J. M. : Le premier est de ne pas attendre que la situation se dégrade pour faire appel au service social de l’établissement : à l’assistante sociale pour connaître ses droits, à la conseillère en économie sociale et familiale pour retravailler son budget. Pour accéder aux aides de l’Agospap, il faut prendre contact avec les chargés d’activités sociales. Certaines aides sont par ailleurs mal connues, comme les allocations versées pour les enfants porteurs de handicap ou les fonds d’action sociales des mutuelles. Le second conseil est de souscrire une mutuelle. Les agents sont tentés d’en faire l’économie, car il existe un régime particulier d’accès aux soins gratuits à l’AP-HP : les frais d’hospitalisation jusqu’à 6 mois et une partie des soins de ville sont pris en charge. Pour les dépassements d’honoraires et autres prestations non couvertes (lunettes, orthodontie…), une mutuelle demeure utile. Les agents doivent aussi veiller à ce que le contrat comprenne une garantie prévoyance qui permet de maintenir le salaire en cas d’arrêt maladie. L’AP-HP, conformément au régime des fonctionnaires, maintient un plein traitement pendant 3 mois seulement pour un congé maladie ordinaire (lire p. 64).
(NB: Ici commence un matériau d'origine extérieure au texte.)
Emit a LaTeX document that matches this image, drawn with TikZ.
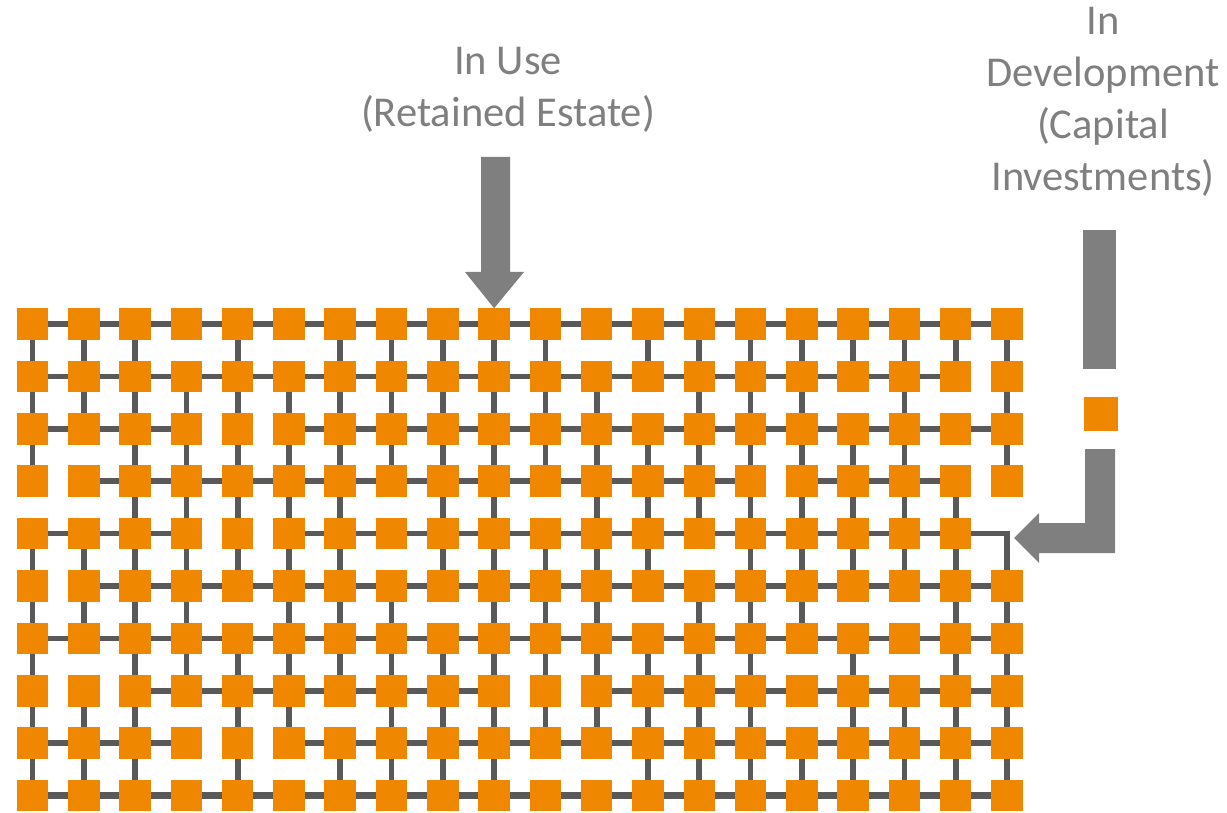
\documentclass[tikz,border=0pt]{standalone}
\usepackage{fontspec}
\setmainfont{Carlito}
\definecolor{sqorange}{HTML}{F08700}
\definecolor{linegray}{HTML}{595959}
\definecolor{arrowgray}{HTML}{7F7F7F}
\newcommand\missing[3]{\foreach \m in {#3}{\expandafter\gdef\csname miss#1:#2:\m\endcsname{}}}
\begin{document}
\begin{tikzpicture}[x=1pt,y=-1pt,
  sq/.style={rectangle,fill=sqorange,minimum size=31.5pt,inner sep=0pt,outer sep=0pt},
  gl/.style={draw=linegray,line width=5.7pt},
  glthick/.style={draw=linegray,line width=7.5pt},
  blockarrow/.style={fill=arrowgray,draw=none},
  lbl/.style={align=center,text=arrowgray,font=\fontsize{42.5}{52}\selectfont,inner sep=0pt}]
\useasboundingbox (0,0) rectangle (1227,813);
% missing pieces of the grid
\missing{N}{5}{20}
\missing{H}{2}{19}
\missing{H}{3}{4,5}
\missing{H}{4}{1,15,19}
\missing{H}{5}{4,5,19}
\missing{H}{6}{1}
\missing{H}{8}{1,2,10,11}
\missing{H}{9}{4,5}
\missing{V}{1}{4,6,12}
\missing{V}{2}{13,17,19}
\missing{V}{3}{2,19}
\missing{V}{4}{1,2,8,11,20}
\missing{V}{5}{8,14,20}
\missing{V}{6}{5,9,13,17,18}
\missing{V}{7}{2,16,18}
\missing{V}{8}{4,7,16}
\missing{V}{9}{4,6,11,12}
% squares
\foreach \r in {1,...,10}{
  \foreach \c in {1,...,20}{
    \ifcsname missN:\r:\c\endcsname\else
      \node[sq] (s-\r-\c) at ({32.5+(\c-1)*51.29},{324+(\r-1)*52.4}) {};
    \fi
  }
}
% horizontal links
\foreach \r in {1,...,10}{
  \foreach \c in {1,...,19}{
    \pgfmathtruncatemacro\d{\c+1}
    \ifcsname missH:\r:\c\endcsname\else
      \ifnum\r=10
        \draw[glthick] (s-\r-\c) -- (s-\r-\d);
      \else
        \draw[gl] (s-\r-\c) -- (s-\r-\d);
      \fi
    \fi
  }
}
% vertical links
\foreach \r in {1,...,9}{
  \pgfmathtruncatemacro\q{\r+1}
  \foreach \c in {1,...,20}{
    \ifcsname missV:\r:\c\endcsname\else
      \draw[gl] (s-\r-\c) -- (s-\q-\c);
    \fi
  }
}
% bent link to the new column
\coordinate (bend) at (s-6-20 |- s-5-19);
\draw[gl,line join=miter] (s-5-19) -- (bend) -- (s-6-20);
% labels
\node[lbl] (inuse) at (508,90) {In Use\\(Retained Estate)};
\node[lbl] (indev) at (1103,102) {In\\Development\\(Capital\\Investments)};
% down arrow into the grid
\fill[blockarrow] (481,157) -- (510,157) -- (510,272) -- (524,272) -- (s-1-10.north) -- (465,272) -- (481,272) -- cycle;
% right side: bar, new square, bent arrow
\fill[blockarrow] (1083,230) rectangle (1116,369);
\node[sq,minimum size=34pt] (newsq) at (1100.5,413.5) {};
\fill[blockarrow] (1085,449) -- (1115,449) -- (1115,553) -- (1039,553) -- (1039,563) -- (1014,538) -- (1039,513) -- (1039,523) -- (1085,523) -- cycle;
\end{tikzpicture}
\end{document}
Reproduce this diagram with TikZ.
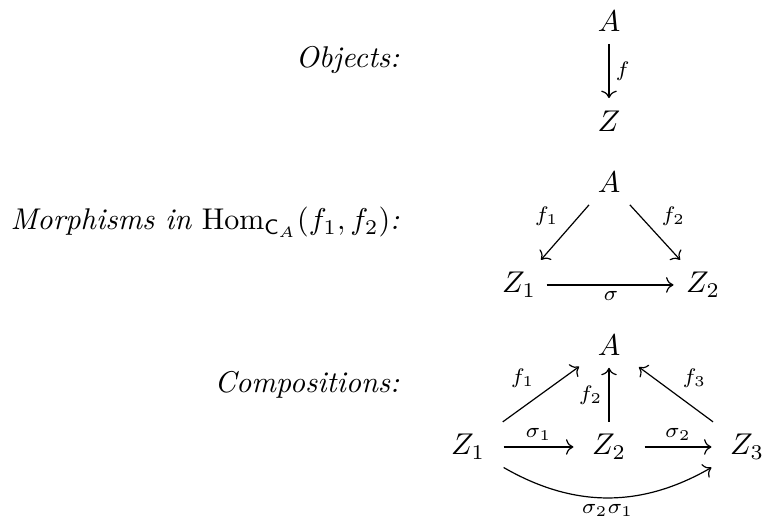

L’I. M. : Le logement pèse lourd dans le budget des infirmières. Comment l’AP-HP attribue-t-elle ses logements sociaux ?

CHANTAL DELAGRANGE : En Île-de-France, le logement est le problème numéro 1 pour n’importe quel fonctionnaire. Il y a 7 584 logements destinés au personnel. Notre politique répond à trois objectifs : faciliter le recrutement de personnels prioritaires (comme les infirmières spécialisées), fidéliser le personnel et répondre aux difficultés sociales. 52 % des demandeurs sont dans des situations de mal-logement ; 32 % sont des familles monoparentales, dont la moitié sont soutenues par le service social. Nous avons aussi de plus en plus de cas d’agents hébergés par des proches suite à leur divorce. Un logiciel cherche les adéquations entre les logements disponibles, les demandes et le profil des agents. Puis une commission paritaire priorise les candidats. Notre principal problème est le faible turn-over de nos logements sociaux, en particulier des appartements familiaux. J’invite les infirmières à élargir autant que possible leurs critères, qui doivent être réalistes : un célibataire qui demande un 3 pièces n’a aucune chancede l’obtenir. En 2014, seules 15 % des demandes ont été satisfaites, soit 350 logements attribués. Les infirmières sont plutôt bien loties : sur 668 demandes, 112 ont été satisfaites. Et nous avons en plus un dispositif « infirmières capitale » qui permet de loger de jeunes infirmières venues de province ou de l’étranger dans des studios, pour 250 € par mois, mais pour 1 an seulement.

L’I. M. : L’alignement des tarifs des crèches de l’AP-HP sur les tarifs de la CAF a été vécu comme un recul social…

J. M. : L’augmentation, lissée jusqu’en 2018, est compensée par les chèques emploi service universels (Cesu) pour les revenus les plus bas. Auparavant limités à 300 000 € pour l’ensemble du personnel, les Cesu seront désormais distribués sans limite, pour un montant total qui doit approcher 2,5 millions d’euros annuels. C’est un effort important. Pour les agents, cela représente une aide comprise entre 140 € et 280 € par an, selon les revenus. Les agents en situation monoparentale ont droit à 20 % de majoration.